The hidden wounds: who cares for our veterans?

An article appeared in the Mail on Sunday magazine a short while ago: The hidden wounds are hardest to heal: families struggling with PTSD 

Here are Mo’s thoughts upon reading it:

“How true that is – these are hidden wounds.

These soldiers saw atrocities that stay in their memory forever. It is logical that if you see something nasty it is going to affect you. It stays with you, within your memory.

Pain too is hard to empathise – we can only imagine what it is like for the injured.

Our feelings amount to frustration that we cannot help. Helplessness makes anyone feel like giving up.

In the article, Alex pushed his mother so far she gave him an alternative: “get up” or” get out”. This was a drastic measure for a mother who clearly loved her son so deeply. She just couldn’t take anymore.

Like Lynn. She came to the end of her tether when her husband’s PTSD exploded into a panic attack in the Building Society offices.

The boss’s answer was “go on leave”.

But how many people could understand that this wouldn’t help him? That Dean would just have more time to think about all he had seen and heard in his life in the army. All the bad stuff.

What he needed was to understand what was going on in his head.

During her interview, Lynn comments that the armed forces are not good at managing mental health problems. Since World War One, life hasn’t really improved for damaged servicemen. Those who work in the domain are few and far between. The NHS has no time or money for mental health patients. These are words often spoken by families.
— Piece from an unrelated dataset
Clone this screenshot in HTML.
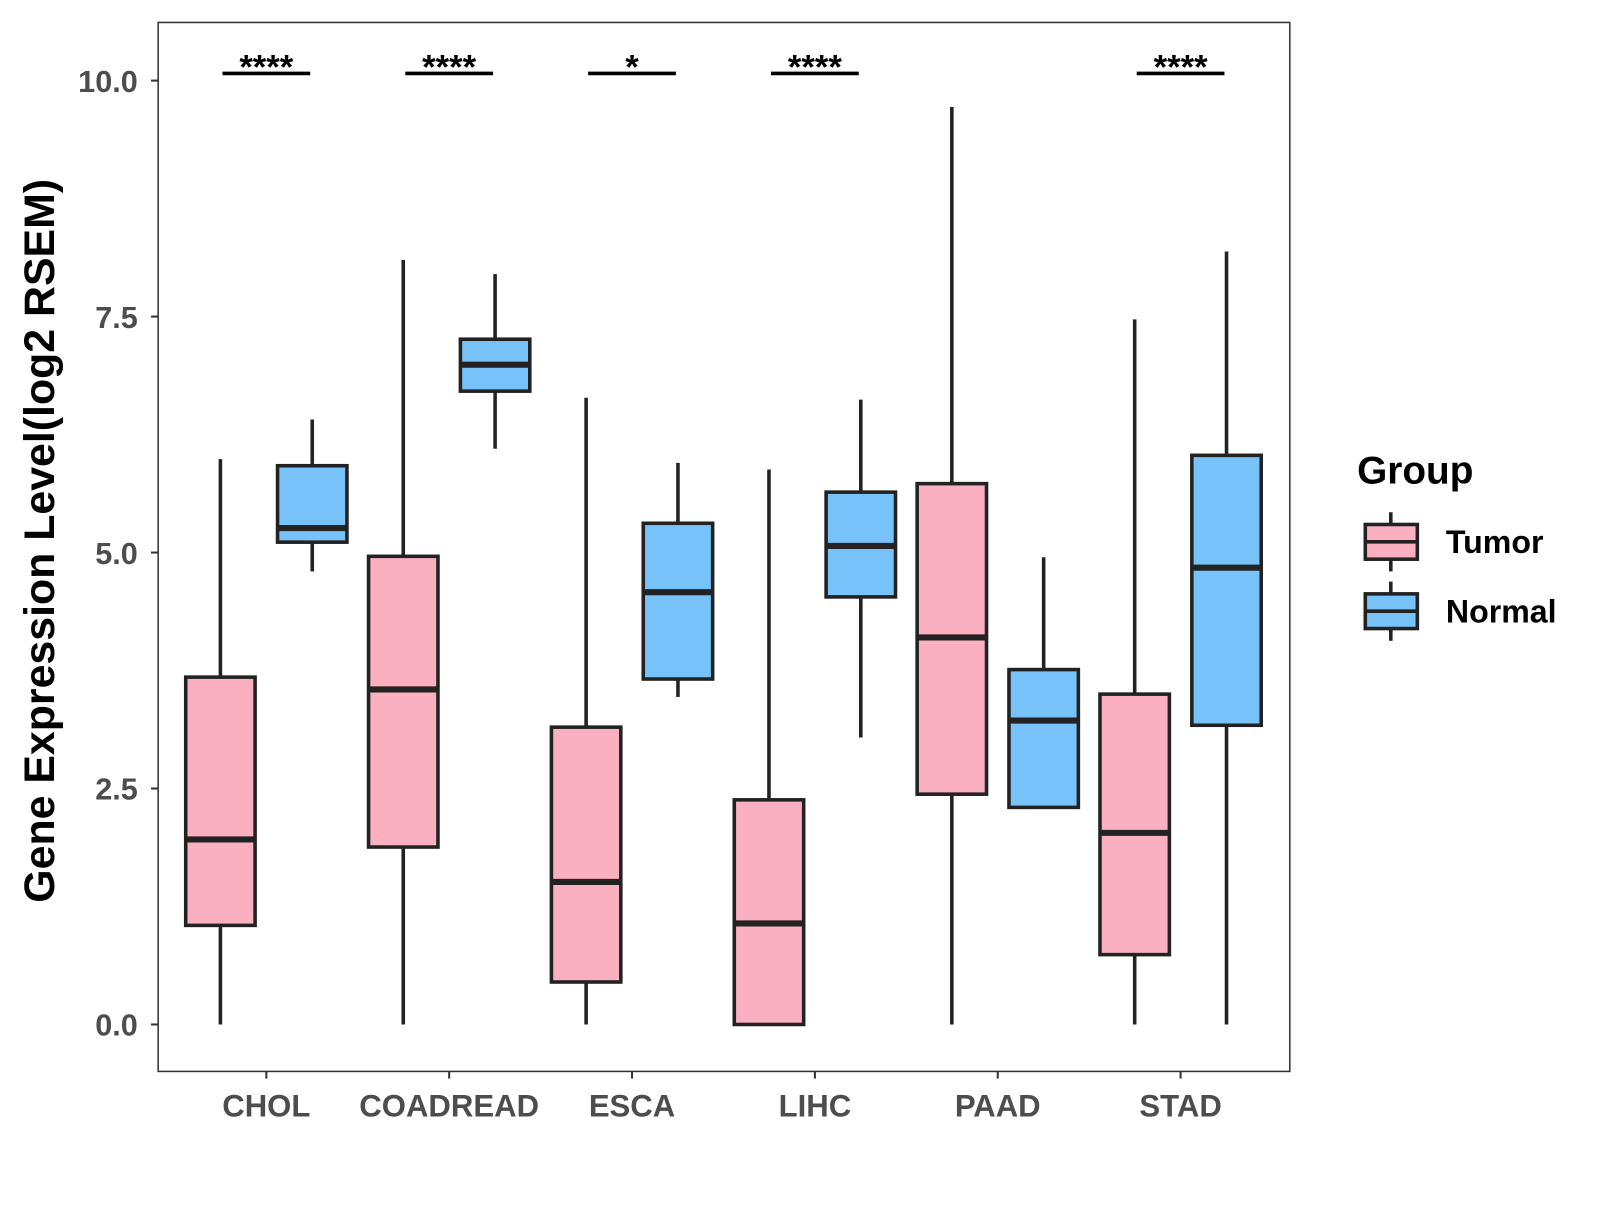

Where has the £7.4 million the Government gave the mental health services for veterans gone to? What was it spent on?

It seems to me sometimes that no one in the Department of Health believes that Counsellors can help. Instead, money is thrown at the NHS to train CBT workers. Counsellors can already work with this approach, so why not use them as a resource that is available right now? Why spend £30 million in setting up The Wellbeing Service (IAPT) to deliver CBT imperfectly when an army of Counsellors exists across the entire country who can do this work?

I have counselled ex-servicemen who had awful stories to tell. It took time and patience to listen and ultimately help them to help themselves. But it worked. Counselling made their lives better. It is some of the most rewarding work I have done.”